What books are currently piled in your “To Be Read” stack … and where can the stack be found in your home? A “to be read” stack would be inaccurate. THE “to be read” stacks is more like it and they’re all over the place. This year so far I think I’ve read about 20 dime-store noir paperbacks from the ‘30s to ‘50s. I recently discovered HP Lovecraft, which also sent me down a rabbit hole of trying to investigate who the most popular authors of that old pulp novel era were. Guys like Robert E. Howard, Dashiell Hammett, Raymond Chandler, etc. Then there’s the stack that contains the Paul Rand book Thoughts on Design and the Errol Morris book on the truth of photography. I’ve also been going through Stephen King’s entire body of work from the beginning, though his book Danse Macabre sent me down another rabbit hole of investigating all of the horror authors who inspired his work. Don’t even get me started on the comics and graphic novels that I have piling up.
What book do you return to most often, whether passages or whole? I think I must have reread Walter Isaacson’s biography of Steve Jobs close to ten times by now. Isaacson’s “warts and all” approach really creates a flawed humanity in Jobs, who happens to be a big hero of mine in terms of his vision.
What’s the last book that had you reading past your bedtime? Whenever I open up We Told You So: Comics as Art, the oral history of Fantagraphics, it seems to be late at night, and I seem to continue reading it until the sun comes up.

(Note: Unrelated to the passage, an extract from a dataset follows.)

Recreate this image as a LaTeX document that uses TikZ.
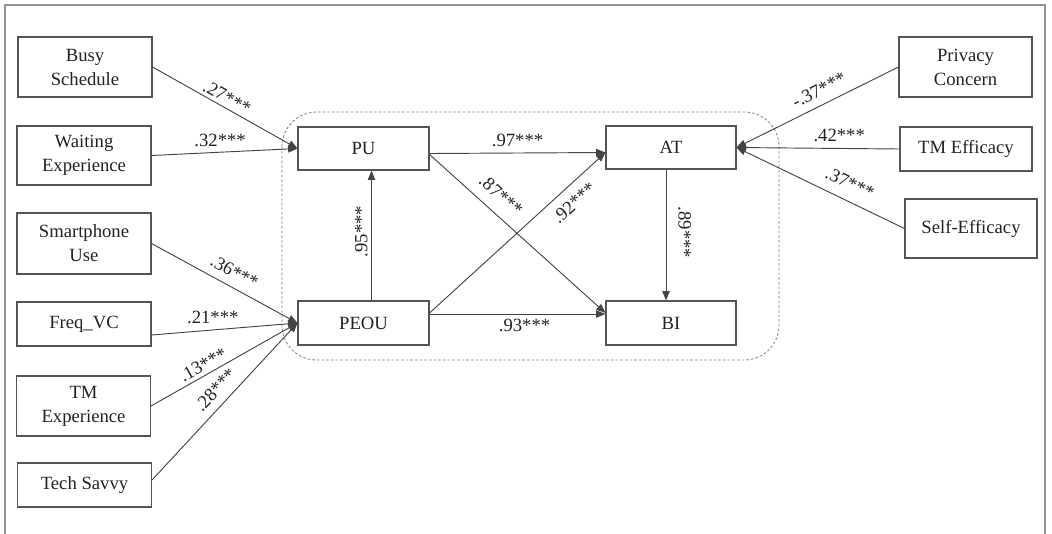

When I finish this mammoth then I might get back to sleep at a reasonable hour, though I’m sure I will replace that vacuum quite quickly.
Ed Piskor has been cartooning professionally in print form since 2005, starting off drawing American Splendor comics written by Harvey Pekar. The duo continued working together on two graphic novels, Macedonia, and The Beats. Ed is the creator of the New York Times bestselling Hip Hop Family Tree comic book series and currently working on the critical hit X-Men: Grand Design for Marvel comics, of which there will be three volumes.